La perception de l’homosexualité par les Africains est-elle un terreau pour ce genre de discours ?
Philippe Gonzalez : Cette perception est assez ambiguë. L’homosexualité n’a pas forcément une connotation positive ou négative dans la culture africaine. Dans certains cas, la personne homosexuelle peut être considérée comme quelqu’un qui abriterait l’esprit d’un ancêtre du sexe opposé.

Dans ce cas, ces personnes peuvent donc être vues comme des sortes de médiums qui peuvent même apporter la prospérité au groupe.

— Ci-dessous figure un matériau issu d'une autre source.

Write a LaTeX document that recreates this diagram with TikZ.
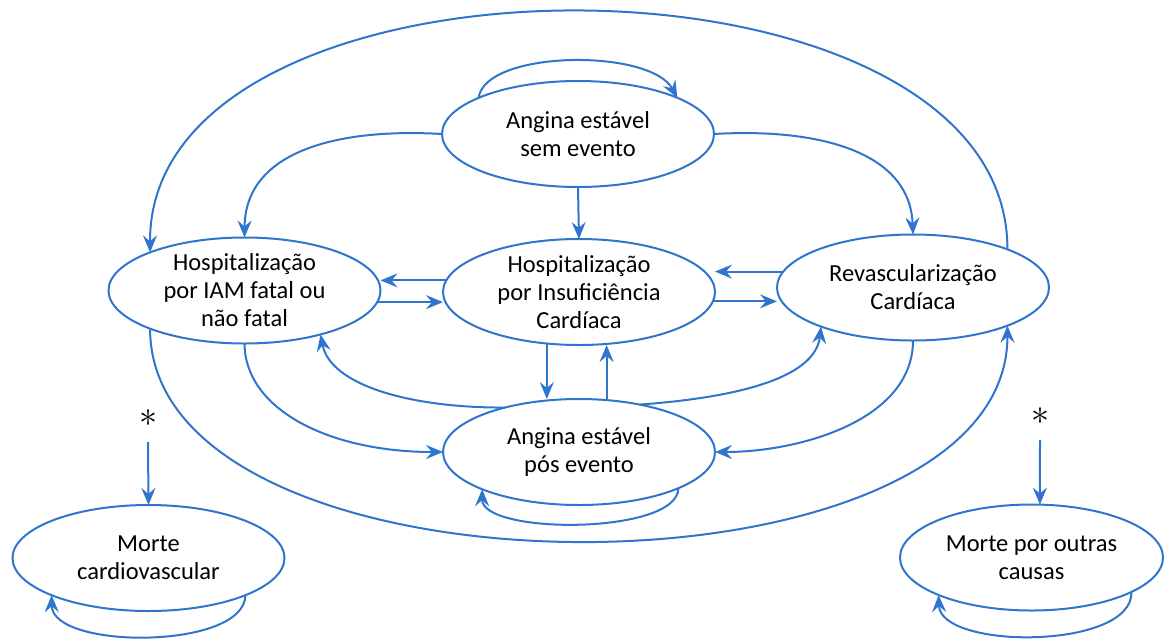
\documentclass[tikz,border=0pt]{standalone}
\usepackage{fontspec}
\setmainfont{Carlito}
\usetikzlibrary{arrows.meta, shapes.geometric}
\definecolor{cblue}{HTML}{2F75CD}
\tikzset{
  every picture/.style={line width=2pt},
  seta/.style={-{Stealth[length=17pt, width=14pt, inset=6pt]}, draw=cblue, line width=2pt},
}

\begin{document}
\begin{tikzpicture}[x=1pt, y=-1pt,
  estado/.style={ellipse, draw=cblue, fill=white, inner sep=0pt, outer sep=0pt, align=center, minimum width=#1, minimum height=106pt, font=\fontsize{24.5}{28}\selectfont},
  estado/.default=272pt,
  ast/.style={inner sep=0pt, minimum height=46pt}]
  \useasboundingbox (0,0) rectangle (1164,638);
  \node[estado] (semEvento) at (578,134) {Angina estável\\sem evento};
  \node[estado] (hospIAM) at (244.5,290.5) {Hospitalização\\por IAM fatal ou\\não fatal};
  \node[estado] (hospIC) at (579,292) {Hospitalização\\por Insuficiência\\Cardíaca};
  \node[estado] (revasc) at (913,287.5) {Revascularização\\Cardíaca};
  \node[estado] (posEvento) at (579,452) {Angina estável\\pós evento};
  \node[estado] (morteCV) at (148.5,558) {Morte\\cardiovascular};
  \node[estado=263pt] (morteOutras) at (1031.5,557.5) {Morte por outras\\causas};
  \node[ast] (astCV) at (148,418) {\scalebox{3.6}{$\ast$}};
  \node[ast] (astOutras) at (1040,416) {\scalebox{3.6}{$\ast$}};
  \draw[seta] (semEvento.160) .. controls (485,50) and (650,48) .. (semEvento.20);
  \draw[seta] (semEvento.180) .. controls (340,128) and (245,150) .. (hospIAM.north);
  \draw[seta] (semEvento.0) .. controls (815,128) and (910,150) .. (revasc.north);
  \draw[seta] (semEvento.south) -- (hospIC.north);
  \draw[seta] (revasc.22) .. controls (1008,-68) and (148,-68) .. (hospIAM.158);
  \draw[seta] (hospIC.175) -- (hospIC.175 -| hospIAM.east);
  \draw[seta] (hospIAM.-5) -- (hospIAM.-5 -| hospIC.west);
  \draw[seta] (revasc.173) -- (revasc.173 -| hospIC.east);
  \draw[seta] (hospIC.-4) -- (hospIC.-4 -| revasc.west);
  \draw[seta] (hospIC.238) -- (hospIC.238 |- posEvento.north);
  \draw[seta] (posEvento.62) -- (posEvento.62 |- hospIC.south);
  \draw[seta] (hospIAM.south) .. controls (245,410) and (330,452) .. (posEvento.west);
  \draw[seta] (posEvento.149) .. controls (410,408) and (330,385) .. (hospIAM.-30);
  \draw[seta] (posEvento.38) .. controls (730,398) and (815,380) .. (revasc.203);
  \draw[seta] (revasc.south) .. controls (913,420) and (800,452) .. (posEvento.east);
  \draw[seta] (hospIAM.202) .. controls (150,612) and (1008,612) .. (revasc.338);
  \draw[seta] (posEvento.-20) .. controls (678,535) and (482,535) .. (posEvento.201);
  \draw[seta] (morteCV.-21) .. controls (245,650) and (52,650) .. (morteCV.201);
  \draw[seta] (morteOutras.-19) .. controls (1133,650) and (940,650) .. (morteOutras.202);
  \draw[seta] (astCV.south) -- (morteCV.north);
  \draw[seta] (astOutras.south) -- (morteOutras.81);
\end{tikzpicture}
\end{document}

A cette culture s’est ensuite ajoutée la strate du colonialisme britannique qui a apporté sa législation très homophobe.

Ensuite, grâce au travail des activistes de la droite chrétienne américaine, une troisième perception s’est ajoutée à cette culture. Ces derniers ont réussi à imposer un discours selon lequel une attaque contre la famille traditionnelle est une attaque contre les valeurs africaines.